● **WHAT TO PRODUCE**
Answer with one number: how many lines hold the string "this".

● **Plotting code records**
◇ ◇ ◇

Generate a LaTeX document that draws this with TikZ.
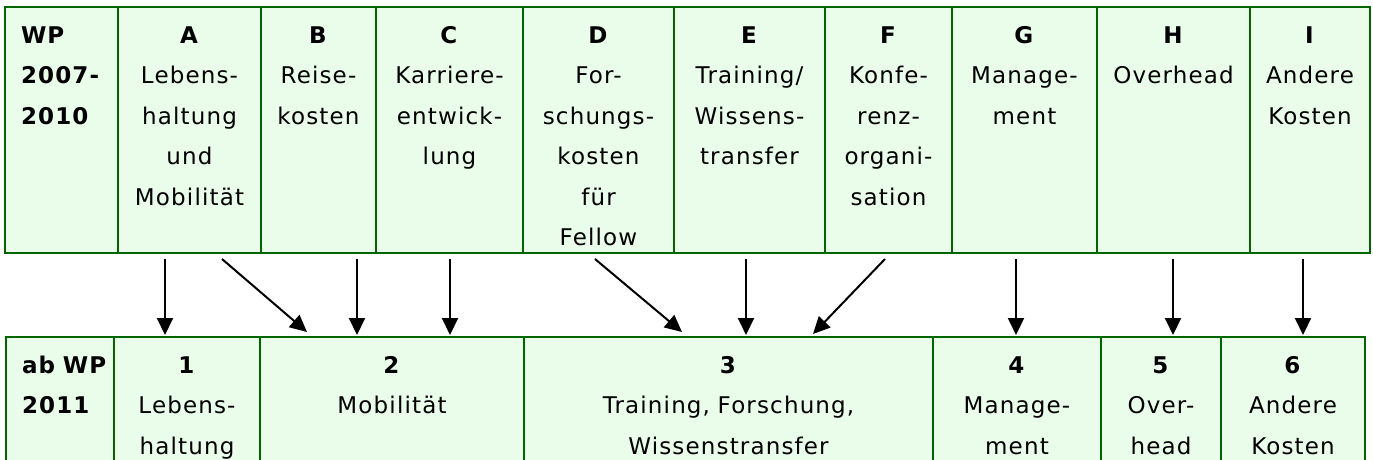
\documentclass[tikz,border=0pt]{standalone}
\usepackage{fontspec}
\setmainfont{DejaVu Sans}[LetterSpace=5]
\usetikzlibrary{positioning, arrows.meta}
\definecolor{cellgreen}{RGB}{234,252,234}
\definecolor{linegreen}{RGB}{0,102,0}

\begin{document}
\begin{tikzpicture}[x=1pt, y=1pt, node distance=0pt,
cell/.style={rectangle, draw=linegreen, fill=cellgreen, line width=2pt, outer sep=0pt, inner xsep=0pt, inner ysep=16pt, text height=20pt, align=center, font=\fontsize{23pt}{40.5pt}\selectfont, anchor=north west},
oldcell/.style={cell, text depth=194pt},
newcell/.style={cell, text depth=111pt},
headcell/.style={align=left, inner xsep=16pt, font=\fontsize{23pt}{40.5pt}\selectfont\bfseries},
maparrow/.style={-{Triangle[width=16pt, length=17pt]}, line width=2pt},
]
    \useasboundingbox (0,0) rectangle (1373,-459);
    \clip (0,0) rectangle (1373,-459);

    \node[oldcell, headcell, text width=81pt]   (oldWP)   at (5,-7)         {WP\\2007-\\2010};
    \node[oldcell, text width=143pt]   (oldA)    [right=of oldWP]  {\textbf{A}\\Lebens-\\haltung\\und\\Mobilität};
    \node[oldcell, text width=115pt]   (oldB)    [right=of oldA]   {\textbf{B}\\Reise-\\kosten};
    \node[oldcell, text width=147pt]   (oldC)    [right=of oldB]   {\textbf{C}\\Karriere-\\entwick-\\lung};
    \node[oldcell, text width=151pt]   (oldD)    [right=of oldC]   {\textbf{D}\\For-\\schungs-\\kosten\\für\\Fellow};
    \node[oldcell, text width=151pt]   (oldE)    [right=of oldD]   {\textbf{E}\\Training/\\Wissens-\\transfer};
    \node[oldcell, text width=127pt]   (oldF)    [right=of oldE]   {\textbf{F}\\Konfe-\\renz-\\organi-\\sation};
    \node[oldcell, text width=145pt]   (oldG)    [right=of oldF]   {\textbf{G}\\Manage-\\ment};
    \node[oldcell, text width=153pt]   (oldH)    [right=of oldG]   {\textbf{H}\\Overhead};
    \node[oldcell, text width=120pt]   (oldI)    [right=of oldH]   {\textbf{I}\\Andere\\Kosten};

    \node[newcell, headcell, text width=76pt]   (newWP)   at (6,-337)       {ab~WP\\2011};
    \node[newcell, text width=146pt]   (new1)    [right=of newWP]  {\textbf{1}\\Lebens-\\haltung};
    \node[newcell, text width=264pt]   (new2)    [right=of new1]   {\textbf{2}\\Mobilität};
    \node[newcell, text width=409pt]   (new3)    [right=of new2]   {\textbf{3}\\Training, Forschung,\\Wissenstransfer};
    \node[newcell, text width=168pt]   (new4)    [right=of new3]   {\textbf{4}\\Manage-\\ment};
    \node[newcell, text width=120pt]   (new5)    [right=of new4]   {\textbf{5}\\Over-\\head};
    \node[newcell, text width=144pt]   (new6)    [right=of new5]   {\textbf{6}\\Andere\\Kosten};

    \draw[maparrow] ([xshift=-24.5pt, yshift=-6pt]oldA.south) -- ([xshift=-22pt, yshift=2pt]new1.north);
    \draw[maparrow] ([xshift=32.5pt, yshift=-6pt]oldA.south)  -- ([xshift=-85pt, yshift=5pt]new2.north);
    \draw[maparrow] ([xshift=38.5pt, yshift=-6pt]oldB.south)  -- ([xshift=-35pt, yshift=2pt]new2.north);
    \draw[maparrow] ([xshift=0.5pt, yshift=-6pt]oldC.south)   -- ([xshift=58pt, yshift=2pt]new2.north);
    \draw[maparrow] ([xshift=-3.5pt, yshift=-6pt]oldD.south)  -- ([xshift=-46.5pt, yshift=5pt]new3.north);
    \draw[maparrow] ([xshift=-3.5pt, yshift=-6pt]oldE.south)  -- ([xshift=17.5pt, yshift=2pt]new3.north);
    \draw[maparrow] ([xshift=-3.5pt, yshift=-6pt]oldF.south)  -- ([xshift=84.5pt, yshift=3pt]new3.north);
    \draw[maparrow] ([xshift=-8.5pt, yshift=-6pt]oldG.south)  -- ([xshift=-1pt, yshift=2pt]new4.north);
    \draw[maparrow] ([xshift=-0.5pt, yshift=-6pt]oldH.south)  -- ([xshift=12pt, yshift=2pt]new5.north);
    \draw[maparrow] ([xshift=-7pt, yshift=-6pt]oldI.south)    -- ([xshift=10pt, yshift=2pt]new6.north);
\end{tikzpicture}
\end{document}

◇ ◇ ◇

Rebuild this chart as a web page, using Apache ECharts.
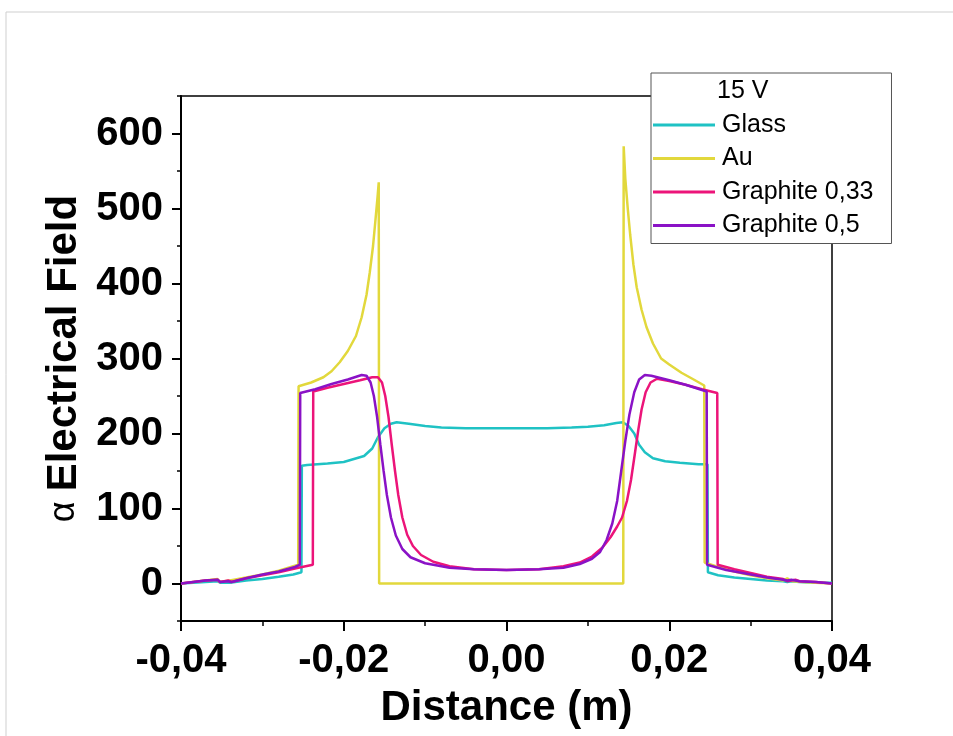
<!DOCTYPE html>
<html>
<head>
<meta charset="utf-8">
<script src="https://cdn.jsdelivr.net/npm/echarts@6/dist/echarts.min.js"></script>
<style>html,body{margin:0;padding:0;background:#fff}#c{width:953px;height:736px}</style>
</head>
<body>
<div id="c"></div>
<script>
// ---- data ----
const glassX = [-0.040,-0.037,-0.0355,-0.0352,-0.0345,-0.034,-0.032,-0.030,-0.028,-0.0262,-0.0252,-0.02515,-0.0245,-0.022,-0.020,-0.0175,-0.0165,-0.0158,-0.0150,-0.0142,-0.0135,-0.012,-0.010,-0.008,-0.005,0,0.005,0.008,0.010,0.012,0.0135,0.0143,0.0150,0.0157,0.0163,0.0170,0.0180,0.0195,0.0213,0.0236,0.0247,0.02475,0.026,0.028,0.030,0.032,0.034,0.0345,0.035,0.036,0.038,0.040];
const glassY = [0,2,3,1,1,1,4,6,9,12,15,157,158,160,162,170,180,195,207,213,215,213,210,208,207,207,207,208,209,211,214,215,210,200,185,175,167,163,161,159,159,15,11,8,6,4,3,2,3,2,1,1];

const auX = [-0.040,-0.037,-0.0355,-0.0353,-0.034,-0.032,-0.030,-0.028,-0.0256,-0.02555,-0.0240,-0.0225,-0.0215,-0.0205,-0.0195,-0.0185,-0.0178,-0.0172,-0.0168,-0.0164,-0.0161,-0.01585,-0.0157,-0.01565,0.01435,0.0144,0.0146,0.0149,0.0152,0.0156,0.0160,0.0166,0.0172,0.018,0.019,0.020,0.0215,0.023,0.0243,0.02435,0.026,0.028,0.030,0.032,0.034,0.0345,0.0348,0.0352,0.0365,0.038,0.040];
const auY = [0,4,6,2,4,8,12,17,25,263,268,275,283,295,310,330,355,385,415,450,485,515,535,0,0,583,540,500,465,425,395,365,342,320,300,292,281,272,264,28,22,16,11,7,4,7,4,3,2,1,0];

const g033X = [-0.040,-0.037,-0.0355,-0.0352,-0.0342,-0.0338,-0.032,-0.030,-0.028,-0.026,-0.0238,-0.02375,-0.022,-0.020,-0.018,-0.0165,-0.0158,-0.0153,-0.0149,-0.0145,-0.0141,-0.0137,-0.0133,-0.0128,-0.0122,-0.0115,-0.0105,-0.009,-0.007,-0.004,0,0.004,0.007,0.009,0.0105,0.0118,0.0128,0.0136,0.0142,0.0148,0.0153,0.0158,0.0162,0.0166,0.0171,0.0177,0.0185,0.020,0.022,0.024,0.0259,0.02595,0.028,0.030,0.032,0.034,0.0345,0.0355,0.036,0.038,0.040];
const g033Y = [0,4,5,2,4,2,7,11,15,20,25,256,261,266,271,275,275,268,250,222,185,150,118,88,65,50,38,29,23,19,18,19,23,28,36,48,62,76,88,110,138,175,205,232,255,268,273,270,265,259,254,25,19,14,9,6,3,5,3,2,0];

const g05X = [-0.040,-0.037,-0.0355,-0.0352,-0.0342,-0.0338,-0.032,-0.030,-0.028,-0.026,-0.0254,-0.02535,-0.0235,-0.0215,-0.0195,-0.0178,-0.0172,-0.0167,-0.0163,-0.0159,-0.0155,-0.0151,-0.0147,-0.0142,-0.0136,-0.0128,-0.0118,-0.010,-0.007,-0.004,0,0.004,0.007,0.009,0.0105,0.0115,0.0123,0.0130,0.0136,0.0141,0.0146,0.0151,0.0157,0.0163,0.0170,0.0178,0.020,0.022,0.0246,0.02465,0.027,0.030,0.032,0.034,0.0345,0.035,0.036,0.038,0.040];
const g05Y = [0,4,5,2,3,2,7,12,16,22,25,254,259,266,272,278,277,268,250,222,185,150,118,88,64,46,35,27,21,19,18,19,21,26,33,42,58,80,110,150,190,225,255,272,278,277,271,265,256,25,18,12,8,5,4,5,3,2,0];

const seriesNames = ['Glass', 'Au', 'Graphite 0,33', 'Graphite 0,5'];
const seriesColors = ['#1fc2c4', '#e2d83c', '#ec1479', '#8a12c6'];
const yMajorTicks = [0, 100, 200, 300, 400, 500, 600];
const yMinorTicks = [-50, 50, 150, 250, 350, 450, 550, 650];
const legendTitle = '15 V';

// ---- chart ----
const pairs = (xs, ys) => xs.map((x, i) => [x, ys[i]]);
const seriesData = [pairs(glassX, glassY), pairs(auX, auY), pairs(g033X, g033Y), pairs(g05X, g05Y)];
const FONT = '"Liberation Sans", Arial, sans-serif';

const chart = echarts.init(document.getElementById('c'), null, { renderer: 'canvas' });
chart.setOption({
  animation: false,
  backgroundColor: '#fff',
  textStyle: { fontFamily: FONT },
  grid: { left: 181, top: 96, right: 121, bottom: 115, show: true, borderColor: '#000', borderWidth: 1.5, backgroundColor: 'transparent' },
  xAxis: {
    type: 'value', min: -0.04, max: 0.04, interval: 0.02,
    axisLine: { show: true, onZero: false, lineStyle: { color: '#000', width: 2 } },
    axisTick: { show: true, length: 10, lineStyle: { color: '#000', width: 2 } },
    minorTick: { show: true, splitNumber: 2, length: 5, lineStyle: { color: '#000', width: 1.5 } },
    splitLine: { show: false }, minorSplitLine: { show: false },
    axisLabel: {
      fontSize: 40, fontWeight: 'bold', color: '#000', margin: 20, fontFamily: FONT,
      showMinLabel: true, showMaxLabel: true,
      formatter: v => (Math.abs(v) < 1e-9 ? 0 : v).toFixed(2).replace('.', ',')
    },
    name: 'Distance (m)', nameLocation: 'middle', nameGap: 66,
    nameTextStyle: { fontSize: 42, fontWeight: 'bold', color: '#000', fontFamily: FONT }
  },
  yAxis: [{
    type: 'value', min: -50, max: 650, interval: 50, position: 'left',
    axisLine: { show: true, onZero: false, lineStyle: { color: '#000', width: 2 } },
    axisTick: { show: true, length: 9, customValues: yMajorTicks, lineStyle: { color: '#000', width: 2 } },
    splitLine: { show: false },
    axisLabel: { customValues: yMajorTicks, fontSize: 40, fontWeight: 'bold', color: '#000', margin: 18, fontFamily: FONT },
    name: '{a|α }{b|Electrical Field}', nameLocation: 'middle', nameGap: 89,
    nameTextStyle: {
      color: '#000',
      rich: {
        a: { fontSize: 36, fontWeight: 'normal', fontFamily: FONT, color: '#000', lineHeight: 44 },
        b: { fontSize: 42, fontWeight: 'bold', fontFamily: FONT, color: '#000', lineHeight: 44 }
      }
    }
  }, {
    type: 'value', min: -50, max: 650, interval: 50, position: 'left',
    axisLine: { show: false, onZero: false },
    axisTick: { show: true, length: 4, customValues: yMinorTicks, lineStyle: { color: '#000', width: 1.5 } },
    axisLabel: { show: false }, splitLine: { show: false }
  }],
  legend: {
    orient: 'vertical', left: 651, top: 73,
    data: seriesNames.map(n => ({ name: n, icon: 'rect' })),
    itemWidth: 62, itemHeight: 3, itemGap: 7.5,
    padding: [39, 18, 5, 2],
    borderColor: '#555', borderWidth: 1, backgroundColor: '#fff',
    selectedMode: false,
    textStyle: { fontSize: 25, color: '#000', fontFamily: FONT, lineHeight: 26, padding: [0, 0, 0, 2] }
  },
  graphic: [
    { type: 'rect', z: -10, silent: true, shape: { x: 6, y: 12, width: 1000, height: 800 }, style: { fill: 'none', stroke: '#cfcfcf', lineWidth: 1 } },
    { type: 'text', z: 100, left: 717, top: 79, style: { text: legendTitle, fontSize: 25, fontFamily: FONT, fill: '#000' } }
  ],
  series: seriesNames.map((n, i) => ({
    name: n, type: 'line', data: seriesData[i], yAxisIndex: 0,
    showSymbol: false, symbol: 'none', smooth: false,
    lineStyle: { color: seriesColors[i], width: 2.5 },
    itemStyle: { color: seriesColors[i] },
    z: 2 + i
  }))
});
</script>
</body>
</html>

◇ ◇ ◇

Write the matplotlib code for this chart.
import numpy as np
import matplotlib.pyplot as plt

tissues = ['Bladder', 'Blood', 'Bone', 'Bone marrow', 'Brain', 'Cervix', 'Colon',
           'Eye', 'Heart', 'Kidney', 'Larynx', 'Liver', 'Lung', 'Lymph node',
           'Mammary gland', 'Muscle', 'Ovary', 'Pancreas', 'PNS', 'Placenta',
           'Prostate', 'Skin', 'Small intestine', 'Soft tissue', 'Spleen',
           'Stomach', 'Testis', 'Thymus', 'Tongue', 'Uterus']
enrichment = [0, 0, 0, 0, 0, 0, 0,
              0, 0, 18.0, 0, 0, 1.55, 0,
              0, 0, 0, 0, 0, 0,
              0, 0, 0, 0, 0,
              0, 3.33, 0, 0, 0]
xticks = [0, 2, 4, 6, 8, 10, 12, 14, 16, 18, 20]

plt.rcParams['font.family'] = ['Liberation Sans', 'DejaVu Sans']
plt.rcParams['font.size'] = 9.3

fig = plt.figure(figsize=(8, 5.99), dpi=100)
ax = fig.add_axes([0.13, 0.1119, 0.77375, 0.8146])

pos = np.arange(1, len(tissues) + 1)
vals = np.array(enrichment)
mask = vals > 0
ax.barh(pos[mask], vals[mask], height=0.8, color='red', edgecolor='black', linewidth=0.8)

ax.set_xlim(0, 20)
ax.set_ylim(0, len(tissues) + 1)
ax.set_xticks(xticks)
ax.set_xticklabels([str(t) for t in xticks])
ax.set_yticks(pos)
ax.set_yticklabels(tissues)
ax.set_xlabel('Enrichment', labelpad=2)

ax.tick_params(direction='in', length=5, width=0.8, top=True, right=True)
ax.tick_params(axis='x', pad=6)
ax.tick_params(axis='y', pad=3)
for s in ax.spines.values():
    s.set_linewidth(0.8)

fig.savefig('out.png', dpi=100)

◇ ◇ ◇

● **THE COMPLETED TASK**
3